Niaz Murshed

Personal information
- Born: 13 May 1966 (age 60) Dhaka, East Pakistan (now in Bangladesh)

Chess career
- Country: Bangladesh
- Title: Grandmaster (1987)
- Peak rating: 2525 (July 1993)

= Niaz Murshed =

Bangladeshi chess grandmaster (born 1966)

Niaz Murshed (born 13 May 1966) is a Bangladeshi chess grandmaster. In 1987, at the age of 21, he became the first South Asian to earn the grandmaster title.

==Early life==
Murshed was born in Dhaka, East Pakistan (present-day Bangladesh). He picked up the game from his older brother. His neighbor was Jamilur Rahman, who later became a national champion himself. These favorable conditions may have contributed to the young Murshed's devotion to chess. Murshed passed his SSC exam in 1983 from St. Joseph Higher Secondary School and HSC exam in 1985 from Dhaka College.

==Career==

===Domestic chess===
As a nine-year-old, Murshed entered the preliminary rounds of the national chess championship. By the age of 12, In 1978, he finished first in the national championship with two others, but ultimately placed third on a tie-breaker. He went on to win the next four national championships in 1979, 1980, 1981 and 1982.

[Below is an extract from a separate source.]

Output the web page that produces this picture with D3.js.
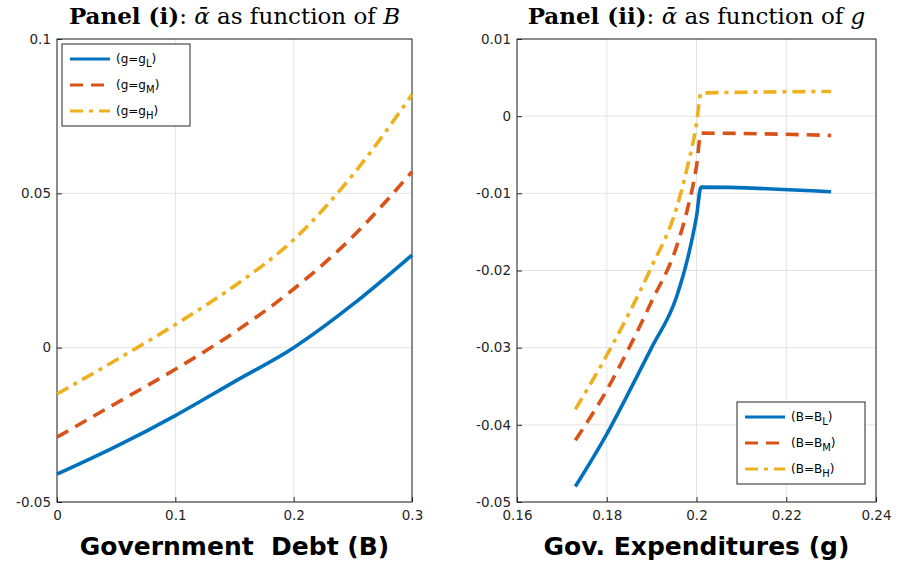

He became the national champion again after 30 years in 2012.

===International chess===
In 1979, Murshed played in his first international competition at Kolkata, India. In 1981, placed second in the zonal tournament, held in Sharjah, UAE the same year, earning the International Master title in the process. Later that year, he tied for first in the Asian Junior Championship, held in Dhaka, but was counted second on tiebreak since he had fewer wins (and losses) than Ricardo de Guzman (Philippines) who was awarded the title and automatic IM. Murshed participated in the 1982 World Junior Chess Championship, and although he failed to replicate his recent success, his game against Lars Schandorff of Denmark (later a grandmaster) was selected as the best game of the tournament.

Murshed earned his first Grandmaster norm in 1984 due to his success in Bela Crkva Open in the then Yugoslavia (1983), Oakham School Youth Tournament (ahead of Nigel Short and Maxim Dlugy), Commonwealth Chess Championship, Hong Kong 1984. He earned his second grandmaster norm in 1986 because of his performance in Capstain International Tournament, Dhaka (1985) and Calcutta Grandmasters Tournament, Calcutta (1986). In 1987, FIDE awarded him the Grandmaster title, making him the first GM in South Asia.

Upon earning his bachelor's degree in economics, Murshed returned to chess. However, his playing declined when he found it hard to adapt to the new generation of information driven chess. Nonetheless, he still found success from time to time in the international scene: first in the Goodrich, India (1991), second in the GM Tournament, Cebu, Philippines (1992), third in the Doha Chess Festival, Qatar (1993), T-1st place with two other contestants in the zonal tournament (1993), and finally, T-2nd place in the Commonwealth Chess Championship in 2004.

In November 2009, he tied for 3rd–8th with Anton Filippov, Elshan Moradiabadi, Merab Gagunashvili, Alexander Shabalov and Vadim Malakhatko in the Ravana Challenge Tournament in Colombo.

===Chess teams===
Murshed played for Bangladesh in the Chess Olympiads of 1984, 1990, 1994, 1996, 2002, 2004, 2012 and 2014.

==Education==
After earning his Grand Master title, Murshed went to the University of Pennsylvania to study economics. He played in only a handful chess tournaments during this time, but earned his bachelor's degree.